§ **AIM OF THE EXERCISE**: Reproduce the lines of the material exactly, excluding every image.

# # # # # # #

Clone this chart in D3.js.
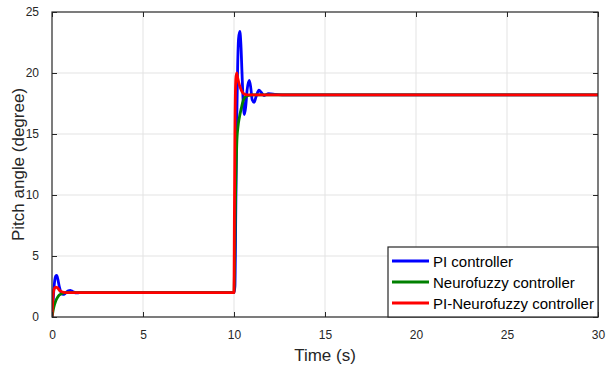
<!DOCTYPE html>
<html>
<head>
<meta charset="utf-8">
<script src="https://cdn.jsdelivr.net/npm/d3@7"></script>
<style>
  body { margin: 0; background: #fff; }
  svg { display: block; font-family: "Liberation Sans", Arial, sans-serif; }
</style>
</head>
<body>
<svg id="chart" width="609" height="371"></svg>
<script>
// series: time (s) and pitch angle (degree)
const piTime = [0, 0.05, 0.1, 0.15, 0.2, 0.26, 0.32, 0.4, 0.5, 0.6, 0.7, 0.8, 0.9, 1.0, 1.1, 1.2, 1.35, 1.5, 1.8, 10,
  10.05, 10.1, 10.15, 10.2, 10.25, 10.32, 10.38, 10.44, 10.5, 10.57, 10.64, 10.72, 10.84, 10.92, 11.0, 11.1, 11.22, 11.37, 11.5, 11.65, 11.9, 12.3, 12.8, 30];
const piValue = [0, 1.0, 2.2, 3.0, 3.35, 3.4, 3.1, 2.5, 2.0, 1.85, 1.9, 2.05, 2.15, 2.18, 2.12, 2.04, 1.98, 1.99, 2.0, 2.0,
  2.5, 9, 16, 20.5, 22.8, 23.4, 22.3, 20, 17.8, 16.6, 17.2, 18.6, 19.4, 18.8, 17.8, 17.6, 18.1, 18.6, 18.4, 18.15, 18.3, 18.25, 18.2, 18.2];

const nfTime = [0, 0.1, 0.2, 0.3, 0.4, 0.5, 0.65, 0.8, 10, 10.03, 10.07, 10.1, 10.16, 10.22, 10.3, 10.4, 10.5, 10.6, 10.75, 11, 30];
const nfValue = [0, 0.8, 1.3, 1.6, 1.8, 1.9, 1.97, 2.0, 2.0, 4, 8.5, 11, 14.5, 15.6, 16.4, 17.1, 17.7, 18.0, 18.15, 18.2, 18.2];

const pinfTime = [0, 0.05, 0.1, 0.2, 0.3, 0.4, 0.5, 0.65, 0.8, 10, 10.02, 10.05, 10.1, 10.15, 10.2, 10.3, 10.4, 10.5, 10.6, 10.8, 30];
const pinfValue = [0, 1.5, 2.2, 2.45, 2.4, 2.2, 2.1, 2.02, 2.0, 2.0, 8, 15, 19.5, 20.0, 19.6, 19.0, 18.6, 18.35, 18.25, 18.2, 18.2];

const seriesNames = ['PI controller', 'Neurofuzzy controller', 'PI-Neurofuzzy controller'];
const seriesColors = ['#0000ff', '#008000', '#ff0000'];
const xTicks = [0, 5, 10, 15, 20, 25, 30];
const yTicks = [0, 5, 10, 15, 20, 25];

const series = [
  { name: seriesNames[0], color: seriesColors[0], pts: piTime.map((t, i) => [t, piValue[i]]) },
  { name: seriesNames[1], color: seriesColors[1], pts: nfTime.map((t, i) => [t, nfValue[i]]) },
  { name: seriesNames[2], color: seriesColors[2], pts: pinfTime.map((t, i) => [t, pinfValue[i]]) }
];

const margin = { left: 52, top: 12, right: 11, bottom: 54 };
const width = 609 - margin.left - margin.right;
const height = 371 - margin.top - margin.bottom;

const svg = d3.select('#chart');
const g = svg.append('g').attr('transform', 'translate(' + margin.left + ',' + margin.top + ')');

const x = d3.scaleLinear().domain([0, 30]).range([0, width]);
const y = d3.scaleLinear().domain([0, 25]).range([height, 0]);

// grid
g.append('g').selectAll('line').data(xTicks.slice(1, -1)).enter().append('line')
  .attr('x1', d => x(d)).attr('x2', d => x(d)).attr('y1', 0).attr('y2', height)
  .attr('stroke', '#e3e3e3').attr('stroke-width', 1);
g.append('g').selectAll('line').data(yTicks.slice(1, -1)).enter().append('line')
  .attr('y1', d => y(d)).attr('y2', d => y(d)).attr('x1', 0).attr('x2', width)
  .attr('stroke', '#e3e3e3').attr('stroke-width', 1);

// lines
g.append('clipPath').attr('id', 'clip').append('rect')
  .attr('width', width).attr('height', height);
const line = d3.line().x(d => x(d[0])).y(d => y(d[1])).curve(d3.curveMonotoneX);
g.append('g').attr('clip-path', 'url(#clip)').selectAll('path').data(series).enter().append('path')
  .attr('d', d => line(d.pts))
  .attr('fill', 'none')
  .attr('stroke', d => d.color)
  .attr('stroke-width', 2.8)
  .attr('stroke-linejoin', 'round');

// axes (ticks inside, box)
const tickColor = '#262626';
function styleAxis(sel) {
  sel.select('.domain').remove();
  sel.selectAll('line').attr('stroke', tickColor);
  sel.selectAll('text').attr('fill', tickColor).style('font-size', '12px');
}
g.append('g').attr('transform', 'translate(0,' + height + ')')
  .call(d3.axisBottom(x).tickValues(xTicks).tickSize(-5).tickPadding(13).tickFormat(d3.format('d')))
  .call(styleAxis);
g.append('g')
  .call(d3.axisTop(x).tickValues(xTicks).tickSize(-5).tickFormat(''))
  .call(styleAxis);
g.append('g')
  .call(d3.axisLeft(y).tickValues(yTicks).tickSize(-5).tickPadding(13).tickFormat(d3.format('d')))
  .call(styleAxis);
g.append('g').attr('transform', 'translate(' + width + ',0)')
  .call(d3.axisRight(y).tickValues(yTicks).tickSize(-5).tickFormat(''))
  .call(styleAxis);
g.append('rect').attr('width', width).attr('height', height)
  .attr('fill', 'none').attr('stroke', tickColor).attr('stroke-width', 1.2);

// axis labels
svg.append('text').attr('x', margin.left + width / 2).attr('y', 361)
  .attr('text-anchor', 'middle').attr('fill', tickColor).style('font-size', '17px')
  .text('Time (s)');
svg.append('text').attr('transform', 'translate(24,' + (margin.top + height / 2) + ') rotate(-90)')
  .attr('text-anchor', 'middle').attr('fill', tickColor).style('font-size', '17px')
  .text('Pitch angle (degree)');

// legend
const legW = 210, legH = 70;
const leg = g.append('g').attr('transform', 'translate(' + (width - legW) + ',' + (height - legH) + ')');
leg.append('rect').attr('width', legW).attr('height', legH)
  .attr('fill', '#fff').attr('stroke', tickColor).attr('stroke-width', 1.2);
const items = leg.selectAll('g.item').data(series).enter().append('g')
  .attr('transform', (d, i) => 'translate(0,' + (14 + i * 21) + ')');
items.append('line').attr('x1', 4).attr('x2', 41).attr('y1', 0).attr('y2', 0)
  .attr('stroke', d => d.color).attr('stroke-width', 2.8);
items.append('text').attr('x', 45).attr('y', 5.5).attr('fill', '#000')
  .style('font-size', '15px').text(d => d.name);
</script>
</body>
</html>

# # # # # # #

§ **THE RESULT**:
Clone this chart in D3.js.
<!DOCTYPE html>
<html>
<head>
<meta charset="utf-8">
<script src="https://cdn.jsdelivr.net/npm/d3@7"></script>
<style>
  body { margin: 0; background: #fff; }
  svg { display: block; font-family: "Liberation Sans", Arial, sans-serif; }
</style>
</head>
<body>
<svg id="chart" width="609" height="371"></svg>
<script>
// series: time (s) and pitch angle (degree)
const piTime = [0, 0.05, 0.1, 0.15, 0.2, 0.26, 0.32, 0.4, 0.5, 0.6, 0.7, 0.8, 0.9, 1.0, 1.1, 1.2, 1.35, 1.5, 1.8, 10,
  10.05, 10.1, 10.15, 10.2, 10.25, 10.32, 10.38, 10.44, 10.5, 10.57, 10.64, 10.72, 10.84, 10.92, 11.0, 11.1, 11.22, 11.37, 11.5, 11.65, 11.9, 12.3, 12.8, 30];
const piValue = [0, 1.0, 2.2, 3.0, 3.35, 3.4, 3.1, 2.5, 2.0, 1.85, 1.9, 2.05, 2.15, 2.18, 2.12, 2.04, 1.98, 1.99, 2.0, 2.0,
  2.5, 9, 16, 20.5, 22.8, 23.4, 22.3, 20, 17.8, 16.6, 17.2, 18.6, 19.4, 18.8, 17.8, 17.6, 18.1, 18.6, 18.4, 18.15, 18.3, 18.25, 18.2, 18.2];

const nfTime = [0, 0.1, 0.2, 0.3, 0.4, 0.5, 0.65, 0.8, 10, 10.03, 10.07, 10.1, 10.16, 10.22, 10.3, 10.4, 10.5, 10.6, 10.75, 11, 30];
const nfValue = [0, 0.8, 1.3, 1.6, 1.8, 1.9, 1.97, 2.0, 2.0, 4, 8.5, 11, 14.5, 15.6, 16.4, 17.1, 17.7, 18.0, 18.15, 18.2, 18.2];

const pinfTime = [0, 0.05, 0.1, 0.2, 0.3, 0.4, 0.5, 0.65, 0.8, 10, 10.02, 10.05, 10.1, 10.15, 10.2, 10.3, 10.4, 10.5, 10.6, 10.8, 30];
const pinfValue = [0, 1.5, 2.2, 2.45, 2.4, 2.2, 2.1, 2.02, 2.0, 2.0, 8, 15, 19.5, 20.0, 19.6, 19.0, 18.6, 18.35, 18.25, 18.2, 18.2];

const seriesNames = ['PI controller', 'Neurofuzzy controller', 'PI-Neurofuzzy controller'];
const seriesColors = ['#0000ff', '#008000', '#ff0000'];
const xTicks = [0, 5, 10, 15, 20, 25, 30];
const yTicks = [0, 5, 10, 15, 20, 25];

const series = [
  { name: seriesNames[0], color: seriesColors[0], pts: piTime.map((t, i) => [t, piValue[i]]) },
  { name: seriesNames[1], color: seriesColors[1], pts: nfTime.map((t, i) => [t, nfValue[i]]) },
  { name: seriesNames[2], color: seriesColors[2], pts: pinfTime.map((t, i) => [t, pinfValue[i]]) }
];

const margin = { left: 52, top: 12, right: 11, bottom: 54 };
const width = 609 - margin.left - margin.right;
const height = 371 - margin.top - margin.bottom;

const svg = d3.select('#chart');
const g = svg.append('g').attr('transform', 'translate(' + margin.left + ',' + margin.top + ')');

const x = d3.scaleLinear().domain([0, 30]).range([0, width]);
const y = d3.scaleLinear().domain([0, 25]).range([height, 0]);

// grid
g.append('g').selectAll('line').data(xTicks.slice(1, -1)).enter().append('line')
  .attr('x1', d => x(d)).attr('x2', d => x(d)).attr('y1', 0).attr('y2', height)
  .attr('stroke', '#e3e3e3').attr('stroke-width', 1);
g.append('g').selectAll('line').data(yTicks.slice(1, -1)).enter().append('line')
  .attr('y1', d => y(d)).attr('y2', d => y(d)).attr('x1', 0).attr('x2', width)
  .attr('stroke', '#e3e3e3').attr('stroke-width', 1);

// lines
g.append('clipPath').attr('id', 'clip').append('rect')
  .attr('width', width).attr('height', height);
const line = d3.line().x(d => x(d[0])).y(d => y(d[1])).curve(d3.curveMonotoneX);
g.append('g').attr('clip-path', 'url(#clip)').selectAll('path').data(series).enter().append('path')
  .attr('d', d => line(d.pts))
  .attr('fill', 'none')
  .attr('stroke', d => d.color)
  .attr('stroke-width', 2.8)
  .attr('stroke-linejoin', 'round');

// axes (ticks inside, box)
const tickColor = '#262626';
function styleAxis(sel) {
  sel.select('.domain').remove();
  sel.selectAll('line').attr('stroke', tickColor);
  sel.selectAll('text').attr('fill', tickColor).style('font-size', '12px');
}
g.append('g').attr('transform', 'translate(0,' + height + ')')
  .call(d3.axisBottom(x).tickValues(xTicks).tickSize(-5).tickPadding(13).tickFormat(d3.format('d')))
  .call(styleAxis);
g.append('g')
  .call(d3.axisTop(x).tickValues(xTicks).tickSize(-5).tickFormat(''))
  .call(styleAxis);
g.append('g')
  .call(d3.axisLeft(y).tickValues(yTicks).tickSize(-5).tickPadding(13).tickFormat(d3.format('d')))
  .call(styleAxis);
g.append('g').attr('transform', 'translate(' + width + ',0)')
  .call(d3.axisRight(y).tickValues(yTicks).tickSize(-5).tickFormat(''))
  .call(styleAxis);
g.append('rect').attr('width', width).attr('height', height)
  .attr('fill', 'none').attr('stroke', tickColor).attr('stroke-width', 1.2);

// axis labels
svg.append('text').attr('x', margin.left + width / 2).attr('y', 361)
  .attr('text-anchor', 'middle').attr('fill', tickColor).style('font-size', '17px')
  .text('Time (s)');
svg.append('text').attr('transform', 'translate(24,' + (margin.top + height / 2) + ') rotate(-90)')
  .attr('text-anchor', 'middle').attr('fill', tickColor).style('font-size', '17px')
  .text('Pitch angle (degree)');

// legend
const legW = 210, legH = 70;
const leg = g.append('g').attr('transform', 'translate(' + (width - legW) + ',' + (height - legH) + ')');
leg.append('rect').attr('width', legW).attr('height', legH)
  .attr('fill', '#fff').attr('stroke', tickColor).attr('stroke-width', 1.2);
const items = leg.selectAll('g.item').data(series).enter().append('g')
  .attr('transform', (d, i) => 'translate(0,' + (14 + i * 21) + ')');
items.append('line').attr('x1', 4).attr('x2', 41).attr('y1', 0).attr('y2', 0)
  .attr('stroke', d => d.color).attr('stroke-width', 2.8);
items.append('text').attr('x', 45).attr('y', 5.5).attr('fill', '#000')
  .style('font-size', '15px').text(d => d.name);
</script>
</body>
</html>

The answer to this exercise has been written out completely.